-- start of Material supplied --
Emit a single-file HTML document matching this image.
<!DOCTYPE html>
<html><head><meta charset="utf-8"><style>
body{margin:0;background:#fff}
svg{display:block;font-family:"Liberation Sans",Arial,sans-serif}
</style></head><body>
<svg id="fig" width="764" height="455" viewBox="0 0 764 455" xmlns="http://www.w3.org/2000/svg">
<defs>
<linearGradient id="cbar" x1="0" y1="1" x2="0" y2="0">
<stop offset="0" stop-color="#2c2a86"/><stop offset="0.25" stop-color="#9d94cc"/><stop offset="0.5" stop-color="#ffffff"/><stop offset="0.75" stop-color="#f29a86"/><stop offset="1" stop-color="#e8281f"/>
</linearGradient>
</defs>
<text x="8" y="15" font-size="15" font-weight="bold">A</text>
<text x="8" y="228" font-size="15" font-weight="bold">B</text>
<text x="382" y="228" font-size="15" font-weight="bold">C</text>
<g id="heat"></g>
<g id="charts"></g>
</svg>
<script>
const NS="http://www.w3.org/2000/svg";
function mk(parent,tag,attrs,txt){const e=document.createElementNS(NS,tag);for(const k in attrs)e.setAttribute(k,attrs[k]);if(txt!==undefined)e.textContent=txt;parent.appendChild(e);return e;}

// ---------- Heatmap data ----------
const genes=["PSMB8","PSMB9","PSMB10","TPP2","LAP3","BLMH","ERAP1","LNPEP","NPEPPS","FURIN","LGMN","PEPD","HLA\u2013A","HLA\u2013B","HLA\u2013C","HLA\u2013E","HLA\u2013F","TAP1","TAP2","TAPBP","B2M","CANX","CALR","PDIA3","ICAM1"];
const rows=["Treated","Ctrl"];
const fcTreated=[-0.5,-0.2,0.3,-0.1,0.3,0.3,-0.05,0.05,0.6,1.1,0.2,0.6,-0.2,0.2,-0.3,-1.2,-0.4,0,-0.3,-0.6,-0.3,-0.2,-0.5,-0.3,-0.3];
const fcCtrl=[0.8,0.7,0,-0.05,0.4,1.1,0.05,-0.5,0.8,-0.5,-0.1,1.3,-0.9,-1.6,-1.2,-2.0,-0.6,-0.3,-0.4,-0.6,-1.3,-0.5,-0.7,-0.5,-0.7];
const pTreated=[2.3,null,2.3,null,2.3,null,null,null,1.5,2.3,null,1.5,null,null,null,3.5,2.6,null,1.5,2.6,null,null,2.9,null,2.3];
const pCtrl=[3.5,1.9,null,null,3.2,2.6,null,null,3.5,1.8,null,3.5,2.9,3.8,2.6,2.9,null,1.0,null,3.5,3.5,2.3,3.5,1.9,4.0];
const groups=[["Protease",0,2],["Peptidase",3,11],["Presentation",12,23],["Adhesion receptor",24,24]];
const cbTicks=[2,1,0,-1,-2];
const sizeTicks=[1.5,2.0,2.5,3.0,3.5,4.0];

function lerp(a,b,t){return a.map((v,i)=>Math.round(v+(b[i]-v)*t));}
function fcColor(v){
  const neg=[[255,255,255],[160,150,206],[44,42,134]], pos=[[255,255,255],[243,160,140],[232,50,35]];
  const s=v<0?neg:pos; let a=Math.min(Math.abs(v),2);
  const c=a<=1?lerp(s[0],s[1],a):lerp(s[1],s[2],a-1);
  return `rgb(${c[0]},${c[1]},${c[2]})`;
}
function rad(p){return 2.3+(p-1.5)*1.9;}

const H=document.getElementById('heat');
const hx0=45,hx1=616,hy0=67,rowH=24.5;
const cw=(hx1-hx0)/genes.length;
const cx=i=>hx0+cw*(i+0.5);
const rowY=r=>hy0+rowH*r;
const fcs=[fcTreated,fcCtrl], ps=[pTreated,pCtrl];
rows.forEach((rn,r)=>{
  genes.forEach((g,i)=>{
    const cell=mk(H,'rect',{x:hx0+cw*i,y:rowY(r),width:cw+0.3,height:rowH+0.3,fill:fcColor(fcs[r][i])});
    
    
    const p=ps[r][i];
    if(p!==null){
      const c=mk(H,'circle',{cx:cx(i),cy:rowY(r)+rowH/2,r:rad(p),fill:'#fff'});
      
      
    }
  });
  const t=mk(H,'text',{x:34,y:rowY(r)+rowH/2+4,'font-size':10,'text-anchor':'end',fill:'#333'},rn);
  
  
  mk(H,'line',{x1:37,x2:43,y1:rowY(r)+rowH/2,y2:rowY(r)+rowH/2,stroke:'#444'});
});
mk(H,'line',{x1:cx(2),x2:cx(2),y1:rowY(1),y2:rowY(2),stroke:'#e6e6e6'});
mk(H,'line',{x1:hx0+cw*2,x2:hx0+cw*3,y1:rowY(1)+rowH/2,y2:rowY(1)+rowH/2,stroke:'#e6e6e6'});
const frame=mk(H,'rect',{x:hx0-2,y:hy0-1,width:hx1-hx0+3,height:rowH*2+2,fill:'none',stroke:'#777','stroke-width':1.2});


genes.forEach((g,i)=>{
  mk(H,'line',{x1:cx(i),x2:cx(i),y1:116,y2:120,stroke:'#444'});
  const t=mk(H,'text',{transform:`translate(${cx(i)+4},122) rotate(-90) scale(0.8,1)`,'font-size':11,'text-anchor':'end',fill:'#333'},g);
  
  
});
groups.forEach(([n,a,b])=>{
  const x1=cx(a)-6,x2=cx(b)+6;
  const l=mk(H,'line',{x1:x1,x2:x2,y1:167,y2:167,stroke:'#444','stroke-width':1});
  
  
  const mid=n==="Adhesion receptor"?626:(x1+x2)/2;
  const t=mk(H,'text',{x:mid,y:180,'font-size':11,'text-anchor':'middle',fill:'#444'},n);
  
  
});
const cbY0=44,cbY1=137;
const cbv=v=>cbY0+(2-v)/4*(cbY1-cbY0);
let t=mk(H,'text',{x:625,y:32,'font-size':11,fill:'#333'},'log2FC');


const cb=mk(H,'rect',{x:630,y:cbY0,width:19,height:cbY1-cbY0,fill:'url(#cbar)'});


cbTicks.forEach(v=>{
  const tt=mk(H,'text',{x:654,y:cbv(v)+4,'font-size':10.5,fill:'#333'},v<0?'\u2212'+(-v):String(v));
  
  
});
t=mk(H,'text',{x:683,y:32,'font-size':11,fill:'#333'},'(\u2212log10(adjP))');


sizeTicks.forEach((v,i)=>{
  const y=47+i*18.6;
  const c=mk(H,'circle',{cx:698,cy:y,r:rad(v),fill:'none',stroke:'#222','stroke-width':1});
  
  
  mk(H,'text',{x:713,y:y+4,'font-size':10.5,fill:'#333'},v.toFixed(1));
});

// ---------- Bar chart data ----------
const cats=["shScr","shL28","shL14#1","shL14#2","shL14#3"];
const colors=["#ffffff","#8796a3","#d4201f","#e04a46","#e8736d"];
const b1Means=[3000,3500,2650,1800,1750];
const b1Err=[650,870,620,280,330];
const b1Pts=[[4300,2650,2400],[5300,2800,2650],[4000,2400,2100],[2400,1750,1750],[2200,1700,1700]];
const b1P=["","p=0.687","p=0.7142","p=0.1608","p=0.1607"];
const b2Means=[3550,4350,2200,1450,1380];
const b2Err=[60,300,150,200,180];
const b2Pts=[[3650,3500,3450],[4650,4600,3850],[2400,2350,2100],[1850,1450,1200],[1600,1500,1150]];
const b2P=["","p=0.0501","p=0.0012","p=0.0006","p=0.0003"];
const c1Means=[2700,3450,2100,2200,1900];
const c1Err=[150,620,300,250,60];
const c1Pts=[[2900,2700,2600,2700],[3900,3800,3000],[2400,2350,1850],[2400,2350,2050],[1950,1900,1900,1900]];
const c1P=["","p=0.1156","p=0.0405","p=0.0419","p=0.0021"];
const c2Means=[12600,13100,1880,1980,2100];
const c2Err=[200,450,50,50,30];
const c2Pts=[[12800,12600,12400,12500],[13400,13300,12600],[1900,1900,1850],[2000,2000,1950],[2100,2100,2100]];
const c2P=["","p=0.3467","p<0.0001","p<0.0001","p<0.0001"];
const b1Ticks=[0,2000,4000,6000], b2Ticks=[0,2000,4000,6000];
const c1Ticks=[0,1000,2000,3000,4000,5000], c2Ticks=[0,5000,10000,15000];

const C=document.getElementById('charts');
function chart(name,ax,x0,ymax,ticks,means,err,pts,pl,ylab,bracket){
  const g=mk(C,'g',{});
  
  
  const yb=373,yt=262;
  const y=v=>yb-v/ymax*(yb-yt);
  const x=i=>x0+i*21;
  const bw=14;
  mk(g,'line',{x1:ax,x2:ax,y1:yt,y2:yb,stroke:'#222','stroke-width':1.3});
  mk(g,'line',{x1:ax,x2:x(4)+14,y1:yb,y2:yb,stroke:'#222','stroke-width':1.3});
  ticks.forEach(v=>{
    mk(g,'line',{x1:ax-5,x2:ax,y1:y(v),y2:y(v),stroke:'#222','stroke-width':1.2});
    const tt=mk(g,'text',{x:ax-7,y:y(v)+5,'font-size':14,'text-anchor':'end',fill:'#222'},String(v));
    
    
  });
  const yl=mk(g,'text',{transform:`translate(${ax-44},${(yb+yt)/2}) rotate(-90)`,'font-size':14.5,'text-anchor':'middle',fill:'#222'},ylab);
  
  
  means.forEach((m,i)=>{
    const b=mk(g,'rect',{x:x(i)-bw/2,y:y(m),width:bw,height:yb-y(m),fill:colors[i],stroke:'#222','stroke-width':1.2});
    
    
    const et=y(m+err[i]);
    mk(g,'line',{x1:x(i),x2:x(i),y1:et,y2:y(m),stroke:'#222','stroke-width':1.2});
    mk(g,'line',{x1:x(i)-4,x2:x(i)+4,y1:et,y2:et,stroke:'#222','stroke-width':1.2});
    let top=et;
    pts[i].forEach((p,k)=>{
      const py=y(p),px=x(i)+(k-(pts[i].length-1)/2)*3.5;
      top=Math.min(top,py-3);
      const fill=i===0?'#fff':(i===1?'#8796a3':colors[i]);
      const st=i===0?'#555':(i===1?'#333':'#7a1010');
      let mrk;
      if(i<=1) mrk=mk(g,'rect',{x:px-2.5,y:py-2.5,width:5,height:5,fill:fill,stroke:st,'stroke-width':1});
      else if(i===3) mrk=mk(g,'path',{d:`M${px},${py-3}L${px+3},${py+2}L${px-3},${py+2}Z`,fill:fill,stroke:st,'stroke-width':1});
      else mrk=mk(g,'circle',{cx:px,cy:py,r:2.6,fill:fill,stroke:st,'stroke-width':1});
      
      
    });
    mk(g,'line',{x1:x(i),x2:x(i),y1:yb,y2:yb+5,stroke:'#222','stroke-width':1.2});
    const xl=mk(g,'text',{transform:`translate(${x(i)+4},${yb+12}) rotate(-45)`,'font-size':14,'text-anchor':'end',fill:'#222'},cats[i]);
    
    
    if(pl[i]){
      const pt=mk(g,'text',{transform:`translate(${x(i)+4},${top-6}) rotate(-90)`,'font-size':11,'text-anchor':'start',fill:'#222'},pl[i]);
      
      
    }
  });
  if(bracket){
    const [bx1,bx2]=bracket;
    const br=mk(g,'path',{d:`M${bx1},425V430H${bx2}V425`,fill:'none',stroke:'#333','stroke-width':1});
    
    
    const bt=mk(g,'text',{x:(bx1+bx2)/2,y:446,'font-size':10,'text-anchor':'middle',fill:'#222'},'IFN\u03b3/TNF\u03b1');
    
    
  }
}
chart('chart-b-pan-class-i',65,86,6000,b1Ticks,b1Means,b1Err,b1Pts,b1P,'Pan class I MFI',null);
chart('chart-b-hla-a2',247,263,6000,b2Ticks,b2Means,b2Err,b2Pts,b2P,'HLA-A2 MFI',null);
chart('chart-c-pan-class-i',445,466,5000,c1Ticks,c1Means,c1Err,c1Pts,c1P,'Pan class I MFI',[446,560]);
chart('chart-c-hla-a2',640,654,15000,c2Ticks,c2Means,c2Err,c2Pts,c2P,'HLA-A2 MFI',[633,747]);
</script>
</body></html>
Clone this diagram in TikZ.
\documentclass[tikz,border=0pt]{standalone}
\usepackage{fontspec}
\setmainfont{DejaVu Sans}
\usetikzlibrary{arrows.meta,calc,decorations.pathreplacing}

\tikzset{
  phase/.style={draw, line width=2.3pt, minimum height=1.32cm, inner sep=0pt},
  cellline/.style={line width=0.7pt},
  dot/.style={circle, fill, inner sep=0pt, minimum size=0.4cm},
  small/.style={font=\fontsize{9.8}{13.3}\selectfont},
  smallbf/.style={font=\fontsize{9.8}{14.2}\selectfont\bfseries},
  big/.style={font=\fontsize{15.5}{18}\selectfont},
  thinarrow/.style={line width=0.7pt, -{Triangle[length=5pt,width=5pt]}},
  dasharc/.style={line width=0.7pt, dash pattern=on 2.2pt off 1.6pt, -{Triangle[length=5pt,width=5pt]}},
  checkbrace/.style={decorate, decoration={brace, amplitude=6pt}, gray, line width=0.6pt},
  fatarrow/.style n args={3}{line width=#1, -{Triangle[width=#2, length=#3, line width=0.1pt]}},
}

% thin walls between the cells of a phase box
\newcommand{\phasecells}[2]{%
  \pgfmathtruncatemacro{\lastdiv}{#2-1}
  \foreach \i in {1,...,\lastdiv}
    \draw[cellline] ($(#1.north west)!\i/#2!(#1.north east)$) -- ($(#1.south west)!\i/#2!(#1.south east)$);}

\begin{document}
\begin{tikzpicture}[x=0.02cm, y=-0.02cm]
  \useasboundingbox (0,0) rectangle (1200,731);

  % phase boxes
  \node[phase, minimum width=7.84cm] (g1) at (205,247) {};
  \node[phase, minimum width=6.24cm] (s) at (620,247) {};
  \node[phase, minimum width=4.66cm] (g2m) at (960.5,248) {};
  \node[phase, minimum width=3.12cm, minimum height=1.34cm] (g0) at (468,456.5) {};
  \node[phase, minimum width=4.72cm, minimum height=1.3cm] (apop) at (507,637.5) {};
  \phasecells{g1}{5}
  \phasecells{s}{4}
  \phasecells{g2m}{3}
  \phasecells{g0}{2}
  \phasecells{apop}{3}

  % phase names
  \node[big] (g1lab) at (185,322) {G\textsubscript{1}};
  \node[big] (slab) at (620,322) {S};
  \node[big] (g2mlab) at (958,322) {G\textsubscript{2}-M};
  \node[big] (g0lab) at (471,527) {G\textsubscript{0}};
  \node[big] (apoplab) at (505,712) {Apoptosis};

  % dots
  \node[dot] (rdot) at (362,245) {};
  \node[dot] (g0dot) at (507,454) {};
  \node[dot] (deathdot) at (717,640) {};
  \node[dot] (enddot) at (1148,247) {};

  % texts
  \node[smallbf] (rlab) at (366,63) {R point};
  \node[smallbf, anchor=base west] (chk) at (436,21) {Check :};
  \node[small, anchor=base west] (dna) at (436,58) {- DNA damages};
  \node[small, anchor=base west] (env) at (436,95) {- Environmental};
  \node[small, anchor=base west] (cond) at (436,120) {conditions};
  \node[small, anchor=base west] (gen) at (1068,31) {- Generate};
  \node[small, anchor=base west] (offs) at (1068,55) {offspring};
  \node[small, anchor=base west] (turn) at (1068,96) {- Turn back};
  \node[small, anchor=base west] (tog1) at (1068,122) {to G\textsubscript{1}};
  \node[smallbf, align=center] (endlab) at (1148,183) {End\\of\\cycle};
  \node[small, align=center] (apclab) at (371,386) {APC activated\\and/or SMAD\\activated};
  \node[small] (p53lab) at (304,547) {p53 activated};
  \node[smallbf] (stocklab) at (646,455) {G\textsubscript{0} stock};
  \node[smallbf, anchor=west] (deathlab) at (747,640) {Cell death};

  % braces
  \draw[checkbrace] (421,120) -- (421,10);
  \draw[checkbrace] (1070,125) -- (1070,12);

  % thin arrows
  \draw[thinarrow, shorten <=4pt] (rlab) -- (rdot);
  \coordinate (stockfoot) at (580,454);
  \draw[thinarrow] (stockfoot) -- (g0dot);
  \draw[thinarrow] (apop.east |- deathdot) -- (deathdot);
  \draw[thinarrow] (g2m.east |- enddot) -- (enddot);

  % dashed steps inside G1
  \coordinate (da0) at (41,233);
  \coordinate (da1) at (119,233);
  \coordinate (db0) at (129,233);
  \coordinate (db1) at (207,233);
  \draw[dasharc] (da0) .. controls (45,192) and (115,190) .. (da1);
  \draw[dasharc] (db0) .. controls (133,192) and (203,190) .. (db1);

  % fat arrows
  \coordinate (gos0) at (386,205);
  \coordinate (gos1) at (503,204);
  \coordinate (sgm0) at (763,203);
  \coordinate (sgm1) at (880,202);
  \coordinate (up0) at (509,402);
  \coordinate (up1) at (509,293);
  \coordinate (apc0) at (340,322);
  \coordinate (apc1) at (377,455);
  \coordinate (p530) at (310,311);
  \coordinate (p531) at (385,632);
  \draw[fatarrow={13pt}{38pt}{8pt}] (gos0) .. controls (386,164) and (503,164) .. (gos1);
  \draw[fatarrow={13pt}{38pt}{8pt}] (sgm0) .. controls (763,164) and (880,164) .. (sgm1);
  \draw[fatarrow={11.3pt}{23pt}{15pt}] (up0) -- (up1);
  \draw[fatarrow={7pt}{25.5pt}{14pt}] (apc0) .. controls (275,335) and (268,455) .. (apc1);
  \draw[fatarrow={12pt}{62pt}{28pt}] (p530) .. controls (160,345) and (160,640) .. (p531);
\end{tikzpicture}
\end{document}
-- end of Material supplied --
_Task details_:
What you return should be the lines from the start of the data through the line with "const sizeTicks=[1.5,2.0,2.5,3.0,3.5,4.0];", quoted exactly and nothing more.

_Task output_:
Emit a single-file HTML document matching this image.
<!DOCTYPE html>
<html><head><meta charset="utf-8"><style>
body{margin:0;background:#fff}
svg{display:block;font-family:"Liberation Sans",Arial,sans-serif}
</style></head><body>
<svg id="fig" width="764" height="455" viewBox="0 0 764 455" xmlns="http://www.w3.org/2000/svg">
<defs>
<linearGradient id="cbar" x1="0" y1="1" x2="0" y2="0">
<stop offset="0" stop-color="#2c2a86"/><stop offset="0.25" stop-color="#9d94cc"/><stop offset="0.5" stop-color="#ffffff"/><stop offset="0.75" stop-color="#f29a86"/><stop offset="1" stop-color="#e8281f"/>
</linearGradient>
</defs>
<text x="8" y="15" font-size="15" font-weight="bold">A</text>
<text x="8" y="228" font-size="15" font-weight="bold">B</text>
<text x="382" y="228" font-size="15" font-weight="bold">C</text>
<g id="heat"></g>
<g id="charts"></g>
</svg>
<script>
const NS="http://www.w3.org/2000/svg";
function mk(parent,tag,attrs,txt){const e=document.createElementNS(NS,tag);for(const k in attrs)e.setAttribute(k,attrs[k]);if(txt!==undefined)e.textContent=txt;parent.appendChild(e);return e;}

// ---------- Heatmap data ----------
const genes=["PSMB8","PSMB9","PSMB10","TPP2","LAP3","BLMH","ERAP1","LNPEP","NPEPPS","FURIN","LGMN","PEPD","HLA\u2013A","HLA\u2013B","HLA\u2013C","HLA\u2013E","HLA\u2013F","TAP1","TAP2","TAPBP","B2M","CANX","CALR","PDIA3","ICAM1"];
const rows=["Treated","Ctrl"];
const fcTreated=[-0.5,-0.2,0.3,-0.1,0.3,0.3,-0.05,0.05,0.6,1.1,0.2,0.6,-0.2,0.2,-0.3,-1.2,-0.4,0,-0.3,-0.6,-0.3,-0.2,-0.5,-0.3,-0.3];
const fcCtrl=[0.8,0.7,0,-0.05,0.4,1.1,0.05,-0.5,0.8,-0.5,-0.1,1.3,-0.9,-1.6,-1.2,-2.0,-0.6,-0.3,-0.4,-0.6,-1.3,-0.5,-0.7,-0.5,-0.7];
const pTreated=[2.3,null,2.3,null,2.3,null,null,null,1.5,2.3,null,1.5,null,null,null,3.5,2.6,null,1.5,2.6,null,null,2.9,null,2.3];
const pCtrl=[3.5,1.9,null,null,3.2,2.6,null,null,3.5,1.8,null,3.5,2.9,3.8,2.6,2.9,null,1.0,null,3.5,3.5,2.3,3.5,1.9,4.0];
const groups=[["Protease",0,2],["Peptidase",3,11],["Presentation",12,23],["Adhesion receptor",24,24]];
const cbTicks=[2,1,0,-1,-2];
const sizeTicks=[1.5,2.0,2.5,3.0,3.5,4.0];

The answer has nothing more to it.